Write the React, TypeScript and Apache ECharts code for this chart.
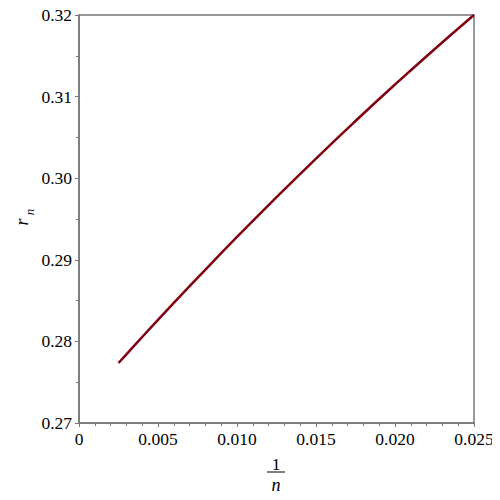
import React, { useEffect, useRef } from "react";
import * as echarts from "echarts";

const invN: number[] = [0.0025, 0.003, 0.004, 0.005, 0.006, 0.0075, 0.01, 0.0125, 0.015, 0.0175, 0.02, 0.0225, 0.025];
const rN: number[] = [0.27735, 0.27842, 0.28054, 0.28264, 0.28471, 0.28778, 0.2928, 0.29767, 0.30241, 0.30701, 0.31148, 0.31581, 0.32];
const xTicks = { min: 0, max: 0.025, interval: 0.005 };
const yTicks = { min: 0.27, max: 0.32, interval: 0.01 };

const FONT = "Liberation Serif";
const AXIS = "#777777";

export default function App() {
  const ref = useRef<HTMLDivElement>(null);
  useEffect(() => {
    if (!ref.current) return;
    const chart = echarts.init(ref.current, undefined, { renderer: "svg" });
    chart.setOption({
      animation: false,
      backgroundColor: "#ffffff",
      textStyle: { fontFamily: FONT },
      grid: {
        left: 79,
        right: 26,
        top: 15,
        bottom: 77,
        show: true,
        borderColor: AXIS,
        borderWidth: 1.5,
        containLabel: false,
      },
      xAxis: {
        type: "value",
        min: xTicks.min,
        max: xTicks.max,
        interval: xTicks.interval,
        axisLine: { show: true, lineStyle: { color: AXIS, width: 1.5 } },
        axisTick: { show: true, length: 4, lineStyle: { color: AXIS } },
        minorTick: { show: true, splitNumber: 5, length: 3, lineStyle: { color: AXIS } },
        splitLine: { show: false },
        axisLabel: {
          color: "#000",
          fontFamily: FONT,
          fontSize: 17.5,
          margin: 7,
          formatter: (v: number) => (v === 0 ? "0" : v.toFixed(3)),
        },
      },
      yAxis: {
        type: "value",
        min: yTicks.min,
        max: yTicks.max,
        interval: yTicks.interval,
        axisLine: { show: true, lineStyle: { color: AXIS, width: 1.5 } },
        axisTick: { show: true, length: 4, lineStyle: { color: AXIS } },
        minorTick: { show: true, splitNumber: 2, length: 3, lineStyle: { color: AXIS } },
        splitLine: { show: false },
        axisLabel: {
          color: "#000",
          fontFamily: FONT,
          fontSize: 17.5,
          margin: 7,
          formatter: (v: number) => v.toFixed(2),
        },
      },
      graphic: [
        {
          type: "text",
          x: 22,
          y: 222,
          rotation: Math.PI / 2,
          style: { text: "r", fontFamily: FONT, fontStyle: "italic", fontSize: 18, fill: "#000", align: "center", verticalAlign: "middle" },
        },
        {
          type: "text",
          x: 29,
          y: 212,
          rotation: Math.PI / 2,
          style: { text: "n", fontFamily: FONT, fontStyle: "italic", fontSize: 13, fill: "#000", align: "center", verticalAlign: "middle" },
        },
        {
          type: "text",
          x: 276,
          y: 464,
          style: { text: "1", fontFamily: FONT, fontSize: 17.5, fill: "#000", align: "center", verticalAlign: "middle" },
        },
        {
          type: "line",
          shape: { x1: 267, y1: 472, x2: 285, y2: 472 },
          style: { stroke: "#000", lineWidth: 1 },
        },
        {
          type: "text",
          x: 276,
          y: 485,
          style: { text: "n", fontFamily: FONT, fontStyle: "italic", fontSize: 18, fill: "#000", align: "center", verticalAlign: "middle" },
        },
      ],
      series: [
        {
          type: "line",
          data: invN.map((x, i) => [x, rN[i]]),
          smooth: true,
          showSymbol: false,
          lineStyle: { color: "#800012", width: 2.5 },
        },
      ],
    });
    return () => chart.dispose();
  }, []);
  return <div ref={ref} style={{ width: 500, height: 500, margin: -8 }} />;
}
----------
Given problem:
Repeat the material above in full and exactly, omitting the pictures.

Complete answer:
Write the React, TypeScript and Apache ECharts code for this chart.
import React, { useEffect, useRef } from "react";
import * as echarts from "echarts";

const invN: number[] = [0.0025, 0.003, 0.004, 0.005, 0.006, 0.0075, 0.01, 0.0125, 0.015, 0.0175, 0.02, 0.0225, 0.025];
const rN: number[] = [0.27735, 0.27842, 0.28054, 0.28264, 0.28471, 0.28778, 0.2928, 0.29767, 0.30241, 0.30701, 0.31148, 0.31581, 0.32];
const xTicks = { min: 0, max: 0.025, interval: 0.005 };
const yTicks = { min: 0.27, max: 0.32, interval: 0.01 };

const FONT = "Liberation Serif";
const AXIS = "#777777";

export default function App() {
  const ref = useRef<HTMLDivElement>(null);
  useEffect(() => {
    if (!ref.current) return;
    const chart = echarts.init(ref.current, undefined, { renderer: "svg" });
    chart.setOption({
      animation: false,
      backgroundColor: "#ffffff",
      textStyle: { fontFamily: FONT },
      grid: {
        left: 79,
        right: 26,
        top: 15,
        bottom: 77,
        show: true,
        borderColor: AXIS,
        borderWidth: 1.5,
        containLabel: false,
      },
      xAxis: {
        type: "value",
        min: xTicks.min,
        max: xTicks.max,
        interval: xTicks.interval,
        axisLine: { show: true, lineStyle: { color: AXIS, width: 1.5 } },
        axisTick: { show: true, length: 4, lineStyle: { color: AXIS } },
        minorTick: { show: true, splitNumber: 5, length: 3, lineStyle: { color: AXIS } },
        splitLine: { show: false },
        axisLabel: {
          color: "#000",
          fontFamily: FONT,
          fontSize: 17.5,
          margin: 7,
          formatter: (v: number) => (v === 0 ? "0" : v.toFixed(3)),
        },
      },
      yAxis: {
        type: "value",
        min: yTicks.min,
        max: yTicks.max,
        interval: yTicks.interval,
        axisLine: { show: true, lineStyle: { color: AXIS, width: 1.5 } },
        axisTick: { show: true, length: 4, lineStyle: { color: AXIS } },
        minorTick: { show: true, splitNumber: 2, length: 3, lineStyle: { color: AXIS } },
        splitLine: { show: false },
        axisLabel: {
          color: "#000",
          fontFamily: FONT,
          fontSize: 17.5,
          margin: 7,
          formatter: (v: number) => v.toFixed(2),
        },
      },
      graphic: [
        {
          type: "text",
          x: 22,
          y: 222,
          rotation: Math.PI / 2,
          style: { text: "r", fontFamily: FONT, fontStyle: "italic", fontSize: 18, fill: "#000", align: "center", verticalAlign: "middle" },
        },
        {
          type: "text",
          x: 29,
          y: 212,
          rotation: Math.PI / 2,
          style: { text: "n", fontFamily: FONT, fontStyle: "italic", fontSize: 13, fill: "#000", align: "center", verticalAlign: "middle" },
        },
        {
          type: "text",
          x: 276,
          y: 464,
          style: { text: "1", fontFamily: FONT, fontSize: 17.5, fill: "#000", align: "center", verticalAlign: "middle" },
        },
        {
          type: "line",
          shape: { x1: 267, y1: 472, x2: 285, y2: 472 },
          style: { stroke: "#000", lineWidth: 1 },
        },
        {
          type: "text",
          x: 276,
          y: 485,
          style: { text: "n", fontFamily: FONT, fontStyle: "italic", fontSize: 18, fill: "#000", align: "center", verticalAlign: "middle" },
        },
      ],
      series: [
        {
          type: "line",
          data: invN.map((x, i) => [x, rN[i]]),
          smooth: true,
          showSymbol: false,
          lineStyle: { color: "#800012", width: 2.5 },
        },
      ],
    });
    return () => chart.dispose();
  }, []);
  return <div ref={ref} style={{ width: 500, height: 500, margin: -8 }} />;
}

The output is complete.